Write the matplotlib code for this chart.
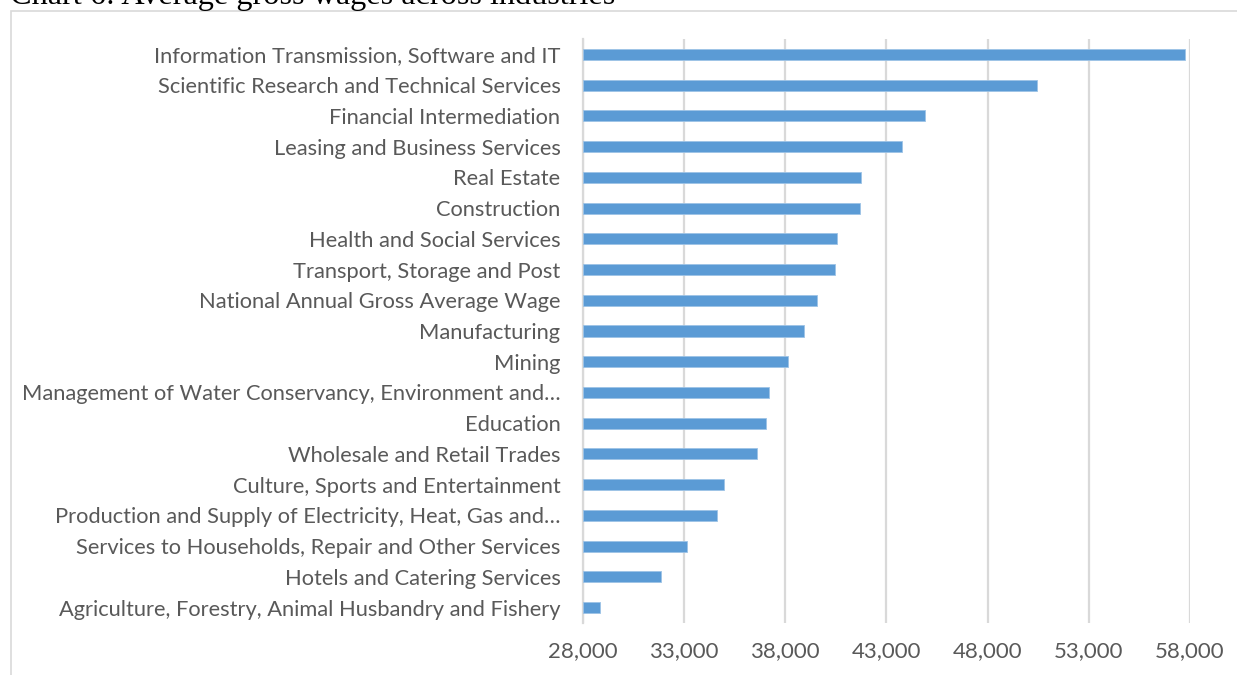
import matplotlib
matplotlib.use("Agg")
import matplotlib.pyplot as plt
from matplotlib.patches import Rectangle
from matplotlib.ticker import FuncFormatter

# Average gross annual wage by industry (top to bottom as shown)
industries = [
    "Information Transmission, Software and IT",
    "Scientific Research and Technical Services",
    "Financial Intermediation",
    "Leasing and Business Services",
    "Real Estate",
    "Construction",
    "Health and Social Services",
    "Transport, Storage and Post",
    "National Annual Gross Average Wage",
    "Manufacturing",
    "Mining",
    "Management of Water Conservancy, Environment and\u2026",
    "Education",
    "Wholesale and Retail Trades",
    "Culture, Sports and Entertainment",
    "Production and Supply of Electricity, Heat, Gas and\u2026",
    "Services to Households, Repair and Other Services",
    "Hotels and Catering Services",
    "Agriculture, Forestry, Animal Husbandry and Fishery",
]
wages = [57730, 50440, 44910, 43790, 41760, 41700, 40545, 40480, 39555,
         38925, 38165, 37207, 37040, 36612, 34958, 34645, 33174, 31884, 28843]
xticks = [28000, 33000, 38000, 43000, 48000, 53000, 58000]

W, H = 1237, 675
fig = plt.figure(figsize=(W / 100, H / 100), dpi=100)

# chart frame
fig.patches.append(Rectangle((11 / W, -0.1), 1.1, (H - 11) / H + 0.1,
                             transform=fig.transFigure, fill=False,
                             edgecolor="#d9d9d9", linewidth=1.2))

# title, cut off at the top edge
fig.text(10 / W, 1 - 4 / H, "Chart 6: Average gross wages across industries",
         family="Liberation Serif", fontsize=23.2, color="black",
         ha="left", va="baseline")

ax = fig.add_axes([582.7 / W, 52 / H, (1190 - 582.7) / W, (623 - 39) / H])
ypos = list(range(len(industries)))
ax.barh(ypos, [w - 28000 for w in wages], left=28000, height=0.36,
        color="#5b9bd5", edgecolor="#9dc3e6", linewidth=0.6, zorder=3)

ax.set_xlim(28000, 58000)
ax.set_ylim(len(industries) - 0.5, -0.5)
ax.set_xticks(xticks)
ax.xaxis.set_major_formatter(FuncFormatter(lambda v, p: f"{v:,.0f}"))
ax.set_yticks(ypos)
ax.set_yticklabels(industries)
ax.grid(axis="x", color="#d9d9d9", linewidth=1.6, zorder=0)

for s in ["top", "right", "bottom"]:
    ax.spines[s].set_visible(False)
ax.spines["left"].set_color("#d9d9d9")
ax.spines["left"].set_linewidth(1.6)

ax.tick_params(axis="y", length=0, pad=16, labelsize=15.75, labelcolor="#595959")
ax.tick_params(axis="x", length=0, pad=13, labelsize=16, labelcolor="#595959")
for lab in ax.get_xticklabels() + ax.get_yticklabels():
    lab.set_family("Lato")

fig.savefig("out.png", dpi=100)
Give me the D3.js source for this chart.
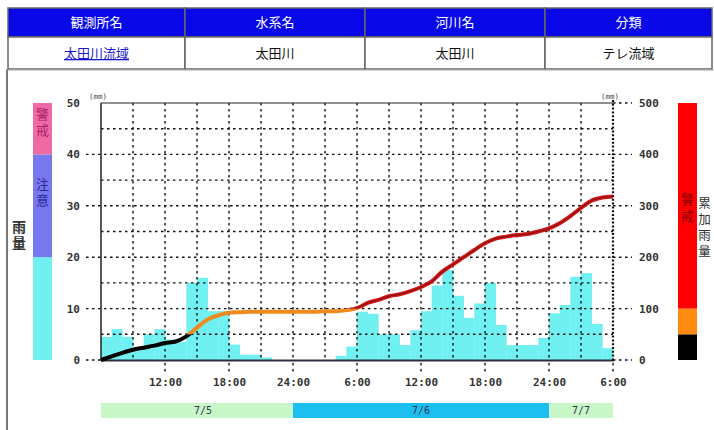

> Short exercise
Please set down each line of the data above exactly as written, without the pictures.

> The output
Write the matplotlib code for this chart.
import matplotlib
matplotlib.use("Agg")
import matplotlib.pyplot as plt
from matplotlib.patches import Rectangle
from matplotlib.ticker import FuncFormatter

# Average gross annual wage by industry (top to bottom as shown)
industries = [
    "Information Transmission, Software and IT",
    "Scientific Research and Technical Services",
    "Financial Intermediation",
    "Leasing and Business Services",
    "Real Estate",
    "Construction",
    "Health and Social Services",
    "Transport, Storage and Post",
    "National Annual Gross Average Wage",
    "Manufacturing",
    "Mining",
    "Management of Water Conservancy, Environment and\u2026",
    "Education",
    "Wholesale and Retail Trades",
    "Culture, Sports and Entertainment",
    "Production and Supply of Electricity, Heat, Gas and\u2026",
    "Services to Households, Repair and Other Services",
    "Hotels and Catering Services",
    "Agriculture, Forestry, Animal Husbandry and Fishery",
]
wages = [57730, 50440, 44910, 43790, 41760, 41700, 40545, 40480, 39555,
         38925, 38165, 37207, 37040, 36612, 34958, 34645, 33174, 31884, 28843]
xticks = [28000, 33000, 38000, 43000, 48000, 53000, 58000]

W, H = 1237, 675
fig = plt.figure(figsize=(W / 100, H / 100), dpi=100)

# chart frame
fig.patches.append(Rectangle((11 / W, -0.1), 1.1, (H - 11) / H + 0.1,
                             transform=fig.transFigure, fill=False,
                             edgecolor="#d9d9d9", linewidth=1.2))

# title, cut off at the top edge
fig.text(10 / W, 1 - 4 / H, "Chart 6: Average gross wages across industries",
         family="Liberation Serif", fontsize=23.2, color="black",
         ha="left", va="baseline")

ax = fig.add_axes([582.7 / W, 52 / H, (1190 - 582.7) / W, (623 - 39) / H])
ypos = list(range(len(industries)))
ax.barh(ypos, [w - 28000 for w in wages], left=28000, height=0.36,
        color="#5b9bd5", edgecolor="#9dc3e6", linewidth=0.6, zorder=3)

ax.set_xlim(28000, 58000)
ax.set_ylim(len(industries) - 0.5, -0.5)
ax.set_xticks(xticks)
ax.xaxis.set_major_formatter(FuncFormatter(lambda v, p: f"{v:,.0f}"))
ax.set_yticks(ypos)
ax.set_yticklabels(industries)
ax.grid(axis="x", color="#d9d9d9", linewidth=1.6, zorder=0)

for s in ["top", "right", "bottom"]:
    ax.spines[s].set_visible(False)
ax.spines["left"].set_color("#d9d9d9")
ax.spines["left"].set_linewidth(1.6)

ax.tick_params(axis="y", length=0, pad=16, labelsize=15.75, labelcolor="#595959")
ax.tick_params(axis="x", length=0, pad=13, labelsize=16, labelcolor="#595959")
for lab in ax.get_xticklabels() + ax.get_yticklabels():
    lab.set_family("Lato")

fig.savefig("out.png", dpi=100)
Give me the D3.js source for this chart.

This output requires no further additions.